Nasa has successfully conducted the first genome sequencing in space aboard the International Space Station (ISS). The ability to sequence the DNA of living organisms in space opens a whole new world of scientific and medical possibilities, Nasa said.
For the first time ever, DNA was successfully sequenced in microgravity as part of the Biomolecule Sequencer experiment performed by Nasa astronaut Kate Rubins. With a way to sequence DNA in space, astronauts could diagnose an illness, or identify microbes growing in the ISS and determine whether or not they represent a health threat, Nasa said.
A space-based DNA sequencer would be an important tool to help protect astronaut health during long duration missions on the journey to Mars, and future explorers could also potentially use the technology to identify DNA-based life forms beyond Earth.
The Biomolecule Sequencer investigation sent samples of mouse, virus and bacteria DNA to the space station to test a commercially available DNA sequencing device called MinION. The MinION works by sending a positive current through pores embedded in membranes inside the device, called nanopores.
At the same time, fluid containing a DNA sample passes through the device. Individual DNA molecules partially block the nanopores and change the current in a way that is unique to that particular DNA sequence.
By looking at these changes, researchers can identify the specific DNA sequence. Rubins conducted the test aboard the station while researchers simultaneously sequenced identical samples on the ground.
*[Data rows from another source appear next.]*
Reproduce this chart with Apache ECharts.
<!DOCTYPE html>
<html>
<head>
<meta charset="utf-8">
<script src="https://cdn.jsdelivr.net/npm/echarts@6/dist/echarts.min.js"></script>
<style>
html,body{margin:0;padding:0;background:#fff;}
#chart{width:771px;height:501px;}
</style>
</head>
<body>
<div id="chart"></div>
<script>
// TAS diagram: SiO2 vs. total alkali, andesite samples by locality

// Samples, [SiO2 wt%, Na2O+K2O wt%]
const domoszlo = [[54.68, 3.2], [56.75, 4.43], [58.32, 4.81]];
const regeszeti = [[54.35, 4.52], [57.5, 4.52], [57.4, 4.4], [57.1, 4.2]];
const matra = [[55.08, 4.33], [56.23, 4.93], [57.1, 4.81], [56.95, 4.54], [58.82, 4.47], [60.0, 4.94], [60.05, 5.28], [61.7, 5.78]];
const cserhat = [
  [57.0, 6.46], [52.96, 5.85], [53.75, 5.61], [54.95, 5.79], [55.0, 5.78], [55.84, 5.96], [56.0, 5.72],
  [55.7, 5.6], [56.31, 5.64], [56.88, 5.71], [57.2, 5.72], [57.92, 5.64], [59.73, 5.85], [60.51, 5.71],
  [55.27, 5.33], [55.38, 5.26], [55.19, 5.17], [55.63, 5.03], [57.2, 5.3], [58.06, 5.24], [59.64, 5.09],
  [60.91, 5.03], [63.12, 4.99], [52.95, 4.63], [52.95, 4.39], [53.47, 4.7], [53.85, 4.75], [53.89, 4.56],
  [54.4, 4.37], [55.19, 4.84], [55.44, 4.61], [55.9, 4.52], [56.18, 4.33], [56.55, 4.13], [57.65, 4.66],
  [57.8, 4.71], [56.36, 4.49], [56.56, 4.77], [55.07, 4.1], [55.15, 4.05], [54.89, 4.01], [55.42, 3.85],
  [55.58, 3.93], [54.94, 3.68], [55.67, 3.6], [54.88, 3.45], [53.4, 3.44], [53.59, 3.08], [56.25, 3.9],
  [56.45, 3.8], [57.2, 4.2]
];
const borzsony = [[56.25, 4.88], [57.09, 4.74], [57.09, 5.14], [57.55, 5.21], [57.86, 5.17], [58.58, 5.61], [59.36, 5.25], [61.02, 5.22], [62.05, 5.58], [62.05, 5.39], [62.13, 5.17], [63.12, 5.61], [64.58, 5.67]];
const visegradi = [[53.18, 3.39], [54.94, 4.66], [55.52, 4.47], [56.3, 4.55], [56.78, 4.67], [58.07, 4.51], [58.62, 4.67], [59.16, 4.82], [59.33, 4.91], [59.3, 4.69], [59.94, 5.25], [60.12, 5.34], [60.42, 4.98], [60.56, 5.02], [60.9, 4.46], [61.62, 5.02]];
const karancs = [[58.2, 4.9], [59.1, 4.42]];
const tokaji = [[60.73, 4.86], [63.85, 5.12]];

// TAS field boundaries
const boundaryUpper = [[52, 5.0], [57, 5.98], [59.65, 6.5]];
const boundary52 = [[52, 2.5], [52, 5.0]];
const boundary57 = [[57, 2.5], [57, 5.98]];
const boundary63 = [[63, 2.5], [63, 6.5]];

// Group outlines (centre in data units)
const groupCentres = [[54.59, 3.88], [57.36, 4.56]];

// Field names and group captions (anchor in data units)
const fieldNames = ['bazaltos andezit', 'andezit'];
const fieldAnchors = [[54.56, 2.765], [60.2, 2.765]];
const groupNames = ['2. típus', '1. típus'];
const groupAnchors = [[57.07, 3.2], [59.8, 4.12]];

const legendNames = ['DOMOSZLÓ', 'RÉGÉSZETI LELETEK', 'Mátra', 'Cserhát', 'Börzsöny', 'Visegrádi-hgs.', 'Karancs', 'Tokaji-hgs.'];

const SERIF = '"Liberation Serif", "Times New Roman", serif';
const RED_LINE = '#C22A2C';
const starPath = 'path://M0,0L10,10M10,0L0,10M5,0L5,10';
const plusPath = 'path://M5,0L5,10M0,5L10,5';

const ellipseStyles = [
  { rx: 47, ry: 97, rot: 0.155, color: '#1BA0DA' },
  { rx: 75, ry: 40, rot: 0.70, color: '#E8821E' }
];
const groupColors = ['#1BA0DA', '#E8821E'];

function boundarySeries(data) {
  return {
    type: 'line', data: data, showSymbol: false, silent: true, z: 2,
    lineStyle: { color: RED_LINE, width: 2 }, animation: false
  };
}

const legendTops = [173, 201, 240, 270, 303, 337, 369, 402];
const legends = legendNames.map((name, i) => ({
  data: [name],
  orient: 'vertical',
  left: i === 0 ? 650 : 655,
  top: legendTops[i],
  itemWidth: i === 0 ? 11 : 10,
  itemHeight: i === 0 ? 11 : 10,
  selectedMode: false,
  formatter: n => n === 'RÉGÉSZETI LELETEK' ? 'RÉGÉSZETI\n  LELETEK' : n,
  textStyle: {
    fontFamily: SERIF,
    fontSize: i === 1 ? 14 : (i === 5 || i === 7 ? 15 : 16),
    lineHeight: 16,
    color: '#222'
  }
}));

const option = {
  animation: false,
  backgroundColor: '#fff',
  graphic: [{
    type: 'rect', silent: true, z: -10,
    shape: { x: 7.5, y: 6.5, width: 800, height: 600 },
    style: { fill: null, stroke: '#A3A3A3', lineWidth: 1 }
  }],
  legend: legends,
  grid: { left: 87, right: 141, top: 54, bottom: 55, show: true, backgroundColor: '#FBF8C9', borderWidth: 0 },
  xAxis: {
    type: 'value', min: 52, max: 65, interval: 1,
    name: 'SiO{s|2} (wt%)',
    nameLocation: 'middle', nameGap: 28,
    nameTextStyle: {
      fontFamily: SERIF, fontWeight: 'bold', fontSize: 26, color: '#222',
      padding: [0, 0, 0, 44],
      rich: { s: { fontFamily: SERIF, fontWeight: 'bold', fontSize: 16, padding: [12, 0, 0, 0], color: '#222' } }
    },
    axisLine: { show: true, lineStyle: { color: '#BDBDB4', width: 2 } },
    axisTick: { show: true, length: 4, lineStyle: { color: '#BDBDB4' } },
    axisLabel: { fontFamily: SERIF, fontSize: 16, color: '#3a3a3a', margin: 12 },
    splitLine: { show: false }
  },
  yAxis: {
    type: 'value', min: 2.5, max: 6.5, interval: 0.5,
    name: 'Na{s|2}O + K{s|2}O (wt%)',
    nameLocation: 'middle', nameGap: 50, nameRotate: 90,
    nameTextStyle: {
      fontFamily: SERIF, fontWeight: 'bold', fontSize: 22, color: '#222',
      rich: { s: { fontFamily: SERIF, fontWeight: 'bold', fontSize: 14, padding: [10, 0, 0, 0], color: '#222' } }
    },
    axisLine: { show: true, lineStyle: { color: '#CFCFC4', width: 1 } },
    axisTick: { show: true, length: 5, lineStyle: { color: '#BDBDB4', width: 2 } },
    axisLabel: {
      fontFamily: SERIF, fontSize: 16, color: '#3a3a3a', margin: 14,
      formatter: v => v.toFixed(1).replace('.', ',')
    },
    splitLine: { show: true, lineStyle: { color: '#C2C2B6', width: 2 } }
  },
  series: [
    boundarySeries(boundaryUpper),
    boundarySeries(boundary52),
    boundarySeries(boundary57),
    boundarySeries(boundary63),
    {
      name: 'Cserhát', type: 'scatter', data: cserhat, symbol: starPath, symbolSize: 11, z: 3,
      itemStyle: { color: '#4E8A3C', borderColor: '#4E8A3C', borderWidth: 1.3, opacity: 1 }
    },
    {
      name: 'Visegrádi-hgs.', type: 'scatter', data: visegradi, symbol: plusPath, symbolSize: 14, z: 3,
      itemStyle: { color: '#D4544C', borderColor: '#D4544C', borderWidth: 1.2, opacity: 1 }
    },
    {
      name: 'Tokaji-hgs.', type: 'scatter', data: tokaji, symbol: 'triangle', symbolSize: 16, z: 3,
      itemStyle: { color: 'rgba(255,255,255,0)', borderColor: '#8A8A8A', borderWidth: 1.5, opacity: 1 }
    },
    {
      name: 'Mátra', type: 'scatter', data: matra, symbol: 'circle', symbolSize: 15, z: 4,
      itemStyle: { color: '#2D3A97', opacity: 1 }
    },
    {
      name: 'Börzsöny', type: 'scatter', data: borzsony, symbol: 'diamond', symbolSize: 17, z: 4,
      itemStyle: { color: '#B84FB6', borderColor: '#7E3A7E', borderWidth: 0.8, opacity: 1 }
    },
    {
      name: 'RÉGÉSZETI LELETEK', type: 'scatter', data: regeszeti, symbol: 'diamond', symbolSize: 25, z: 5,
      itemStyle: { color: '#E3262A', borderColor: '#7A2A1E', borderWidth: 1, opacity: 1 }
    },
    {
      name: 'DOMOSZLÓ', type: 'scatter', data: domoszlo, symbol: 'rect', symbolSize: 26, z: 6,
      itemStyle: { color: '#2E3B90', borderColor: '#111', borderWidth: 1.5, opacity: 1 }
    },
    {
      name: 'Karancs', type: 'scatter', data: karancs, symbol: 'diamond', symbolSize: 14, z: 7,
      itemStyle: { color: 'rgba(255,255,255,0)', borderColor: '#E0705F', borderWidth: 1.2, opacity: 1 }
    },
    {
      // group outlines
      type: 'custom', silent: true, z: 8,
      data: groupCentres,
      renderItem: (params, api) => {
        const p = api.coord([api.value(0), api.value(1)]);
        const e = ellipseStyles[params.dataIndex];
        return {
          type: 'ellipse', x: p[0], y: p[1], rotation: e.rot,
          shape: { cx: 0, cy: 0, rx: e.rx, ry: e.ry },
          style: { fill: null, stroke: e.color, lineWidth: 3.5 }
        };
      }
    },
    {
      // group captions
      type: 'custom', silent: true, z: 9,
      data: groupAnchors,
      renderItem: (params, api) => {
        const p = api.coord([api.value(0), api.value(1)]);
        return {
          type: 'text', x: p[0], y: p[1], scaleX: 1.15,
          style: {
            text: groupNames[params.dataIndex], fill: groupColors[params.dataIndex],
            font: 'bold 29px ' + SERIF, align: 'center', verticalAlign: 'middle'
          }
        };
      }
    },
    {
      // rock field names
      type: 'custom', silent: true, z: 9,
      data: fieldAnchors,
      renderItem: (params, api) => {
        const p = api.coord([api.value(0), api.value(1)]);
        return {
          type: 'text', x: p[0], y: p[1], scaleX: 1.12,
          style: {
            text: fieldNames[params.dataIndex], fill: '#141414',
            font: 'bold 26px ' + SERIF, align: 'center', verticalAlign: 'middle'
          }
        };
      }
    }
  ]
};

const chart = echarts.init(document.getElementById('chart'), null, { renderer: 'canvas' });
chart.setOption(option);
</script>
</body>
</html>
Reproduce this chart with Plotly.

The tests were set up to attempt to make spaceflight conditions, primarily microgravity, the only variables that could account for differences in results. For example, the samples were prepared on the ground for sequencing and researchers selected organisms whose DNA has already been completely sequenced so that they knew what results to expect.
Using the device in the microgravity environment introduces several potential challenges, including the formation of air bubbles in the fluid, according to Aaron Burton, Nasa planetary scientist and principal investigator. On Earth, bubbles rise to the top of a liquid solution and can be removed by centrifuge, but in space, bubbles are less predictable.
"In space, if an air bubble is introduced, we don't know how it will behave. Our biggest concern is that it could block the nanopores," said Burton.
The technology demonstration also seeks to validate that the device is durable enough to withstand vibration during launch and can operate reliably in a microgravity environment when it comes to the measurement of changes in current or the conversion of those changes into DNA sequences.